Dion was skewered by the Conservatives, with the connivance of much of the media, as a “radical” and “big spender,” although he was at pains to explain that his proposed tax on carbon-gas emissions, the “Green Shift,” was aimed at making Canadian big business “more competitive” and would enable further massive corporate and personal income tax cuts.

The day after the election, several major dailies published editorials and comments urging that Dion be ditched as leader, but also arguing that the Liberals must make themselves “relevant” for the 21st century by moving toward “the center,” i.e. by clinging even closer to the Conservatives. Declared the Globe and Mail, “Mr. Dion should gracefully step aside and allow the next leader to be selected with minimal acrimony. In turn, other Liberals must recognize that replacing the leader is only a small part of the equation. Of paramount importance is devising a modern and comprehensive policy agenda that returns the party to its centrist roots with national appeal.”

The Toronto Star, the daily most closely associated with the Liberal Party, meanwhile, touted the joint Liberal-Conservative parliamentary motion extending the CAF intervention in Afghanistan from February 2009 to the end of 2011 as typifying the sort of bi-partisan compromises that could be reached, if only Harper chooses to be less confrontational with the Official Opposition.

The Bloc Québécois, the regionalist party that promotes itself as the “defender of Quebec’s values” pending the independence of Canada’s only majority French-speaking province—feared an electoral debacle when the campaign began just over five weeks ago. But ultimately it was able to capture 50 seats, just one less than in 2006. Nonetheless, it lost 174,000 votes and saw its share of the popular vote fall from 41.5 to 38.1 percent.

The trade union bureaucracy, assorted NGOs, and Québec Solidaire all rallied round the BQ’s campaign to “block” the “Bush-clone” Harper from securing a majority. This campaign was utterly cynical. The Quebec indépendantistes have a long record of collaborating with the Conservatives and for much of the Harper’s tenure in office provided his government with the support needed to survive pivotal confidence votes. On Tuesday night, BQ leader Gilles Duceppe signaled his party has every intention of resuming its horse-trading with the Conservatives, by delivering a speech largely devoted to outlining “Quebec’s demands.”

“No government will be able to survive without taking at least some of our main preoccupations into consideration,” BQ MP Réal Ménard told the Globe and Mail as the votes were being tabulated.

The NDP picked up 37 seats, eight more than in the last federal election, but increased its popular vote by just 0.7 percentage points to 18.2 percent. Its total vote of 2.5 million was down by some 70,000 votes from 2006. The NDP won a smattering of seats across the country, with its greatest success coming in northern Ontario, a traditionally economically-depressed region that has been battered by the decline of the forest industry.
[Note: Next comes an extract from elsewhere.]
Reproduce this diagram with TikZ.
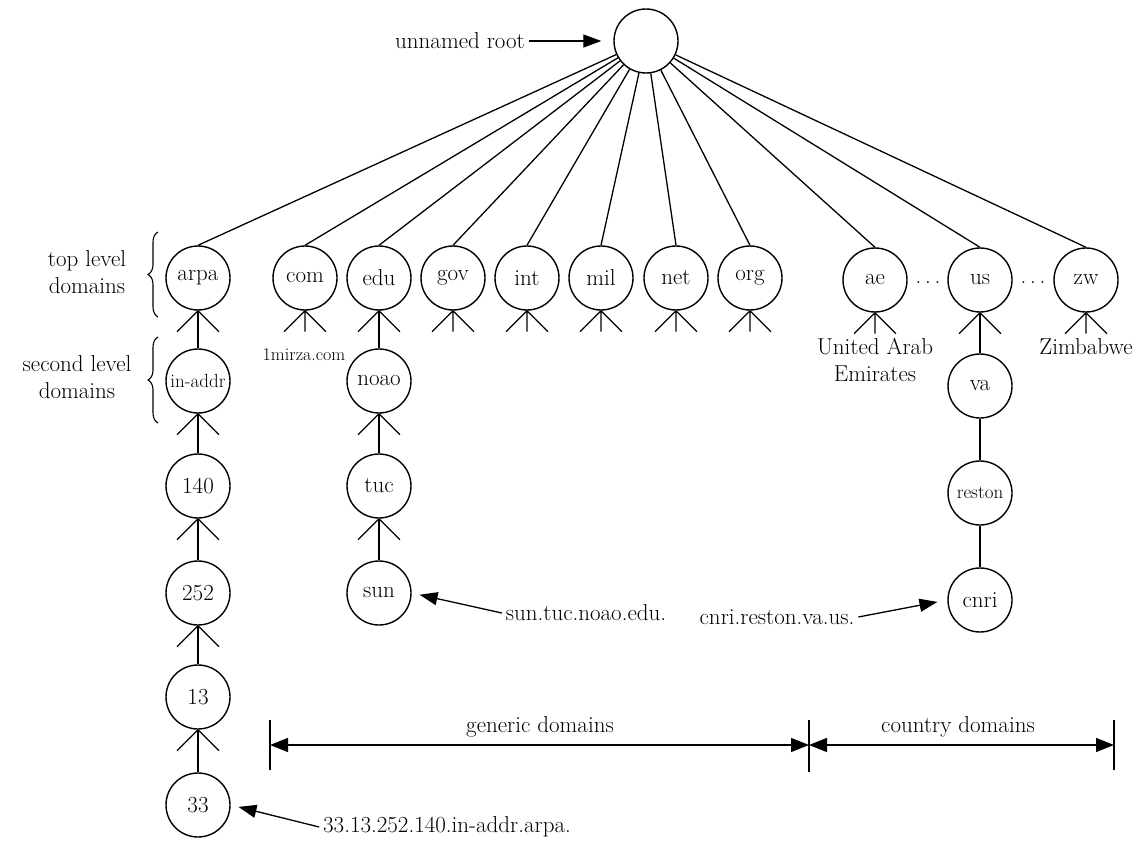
\documentclass[tikz,border=0pt]{standalone}
\usetikzlibrary{arrows.meta,decorations.pathreplacing}
\begin{document}
\begin{tikzpicture}[x=1pt,y=-1pt,
  line width=1.3pt,
  every node/.style={font=\fontsize{23}{27}\selectfont},
  dom/.style={draw,circle,minimum size=64pt,inner sep=0pt,line width=1.4pt},
  smalltxt/.style={font=\fontsize{19}{22}\selectfont},
  tinytxt/.style={font=\fontsize{18}{21}\selectfont},
  arr/.style={-{Triangle[length=18pt,width=13pt]}},
  dimarr/.style={{Triangle[length=18pt,width=14pt]}-{Triangle[length=18pt,width=14pt]}},
  crow/.pic={\draw (0,0) -- (-21,21) (0,0) -- (21,21) (0,0) -- (0,21);},
  vee/.pic={\draw (0,0) -- (-21,21) (0,0) -- (21,21);}
]
\useasboundingbox (0,0) rectangle (1145,842);

% root
\node[dom] (root) at (646,41) {};
\node (rootlbl) at (460,41) {unnamed root};
\draw[arr,shorten >=12pt] (rootlbl.east) -- (root.west);

% top level
\node[dom] (arpa) at (198,278) {arpa};
\node[dom] (com)  at (305,278) {com};
\node[dom] (edu)  at (379,278) {edu};
\node[dom] (gov)  at (453,278) {gov};
\node[dom] (int)  at (527,278) {int};
\node[dom] (mil)  at (601,278) {mil};
\node[dom] (net)  at (676,278) {net};
\node[dom] (org)  at (750,278) {org};
\node[dom] (ae)   at (875,280) {ae};
\node[dom] (us)   at (980,280) {us};
\node[dom] (zw)   at (1086,280) {zw};
\node (d1) at (928,283) {.\,.\,.};
\node (d2) at (1033,283) {.\,.\,.};

\foreach \n in {arpa,com,edu,gov,int,mil,net,org,ae,us,zw}
  \draw (root) -- (\n.north);

% braces
\node[align=center] (toplbl) at (87,272) {top level\\domains};
\node[align=center] (seclbl) at (77,377) {second level\\domains};
\coordinate (b1a) at (158,317);
\coordinate (b1b) at (158,232);
\coordinate (b2a) at (158,423);
\coordinate (b2b) at (158,337);
\draw[decorate,decoration={brace,amplitude=10pt},line width=1.1pt] (b1a) -- (b1b);
\draw[decorate,decoration={brace,amplitude=10pt},line width=1.1pt] (b2a) -- (b2b);

% arpa chain
\node[dom,smalltxt] (inaddr) at (198,381) {in-addr};
\node[dom] (n140) at (198,486) {140};
\node[dom] (n252) at (198,593) {252};
\node[dom] (n13)  at (198,697) {13};
\node[dom] (n33)  at (198,805) {33};
\pic at (arpa.south) {vee};   \draw (arpa.south) -- (inaddr.north);
\pic at (inaddr.south) {vee}; \draw (inaddr.south) -- (n140.north);
\pic at (n140.south) {vee};   \draw (n140.south) -- (n252.north);
\pic at (n252.south) {vee};   \draw (n252.south) -- (n13.north);
\pic at (n13.south) {vee};    \draw (n13.south) -- (n33.north);
\node (addrlbl) at (447,827) {33.13.252.140.in-addr.arpa.};
\draw[arr,shorten >=8pt] (addrlbl.west) -- (n33.east);

% com etc
\pic at (com.south) {crow};
\pic at (gov.south) {crow};
\pic at (int.south) {crow};
\pic at (mil.south) {crow};
\pic at (net.south) {crow};
\pic at (org.south) {crow};
\node[tinytxt] (mirza) at (304,355) {1mirza.com};

% edu chain
\node[dom] (noao) at (379,381) {noao};
\node[dom] (tuc)  at (379,486) {tuc};
\node[dom] (sun)  at (379,593) {sun};
\pic at (edu.south) {vee};  \draw (edu.south) -- (noao.north);
\pic at (noao.south) {vee}; \draw (noao.south) -- (tuc.north);
\pic at (tuc.south) {vee};  \draw (tuc.south) -- (sun.north);
\node (sunlbl) at (586,613) {sun.tuc.noao.edu.};
\draw[arr,shorten >=8pt] (sunlbl.west) -- (sun.east);

% country
\pic at (ae.south) {crow};
\pic at (zw.south) {crow};
\node[align=center] (uae) at (875,360) {United Arab\\Emirates};
\node (zim) at (1086,347) {Zimbabwe};
\node[dom] (va) at (980,386) {va};
\node[dom,smalltxt] (reston) at (980,493) {reston};
\node[dom] (cnri) at (980,600) {cnri};
\pic at (us.south) {vee}; \draw (us.south) -- (va.north);
\draw (va.south) -- (reston.north);
\draw (reston.south) -- (cnri.north);
\node (cnrilbl) at (777,617) {cnri.reston.va.us.};
\draw[arr,shorten >=10pt] (cnrilbl.east) -- (cnri.west);

% dimension lines
\coordinate (gL) at (270,745);
\coordinate (gM) at (809,745);
\coordinate (gR) at (1114,745);
\coordinate (gLt) at (270,720); \coordinate (gLb) at (270,770);
\coordinate (gMt) at (809,720); \coordinate (gMb) at (809,772);
\coordinate (gRt) at (1114,720); \coordinate (gRb) at (1114,770);
\draw (gLt) -- (gLb);
\draw (gMt) -- (gMb);
\draw (gRt) -- (gRb);
\draw[dimarr] (gL) -- (gM);
\draw[dimarr] (gM) -- (gR);
\node (gen) at (540,727) {generic domains};
\node (cty) at (958,727) {country domains};
\end{tikzpicture}
\end{document}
While Canada’s social-democrats did make a calibrated appeal to popular anger over the destruction of manufacturing jobs and the Conservatives’ corporate tax cuts, the NDP campaign was focused on casting the NDP as “moderate,” “responsible,” “progressive” party—a party that as NDP leader Jack Layton openly declared at one point in the campaign could serve as a “home” for “progressives” of all parties, the Liberals but even “progressive” Conservatives. (The Progressive Conservatives, long the Canadian elite’s alternate party of government, was one of the two parties that merged to form Harper’s “new” Conservative Party.)

In keeping with this orientation to the Canadian elite, the NDP soft-pedaled its opposition to the Canadian involvement in the Afghan War, even though its call for the immediate recall of the CAF expeditionary force best corresponds with the sentiments of the Canadian population, as shown by a spate of opinion polls.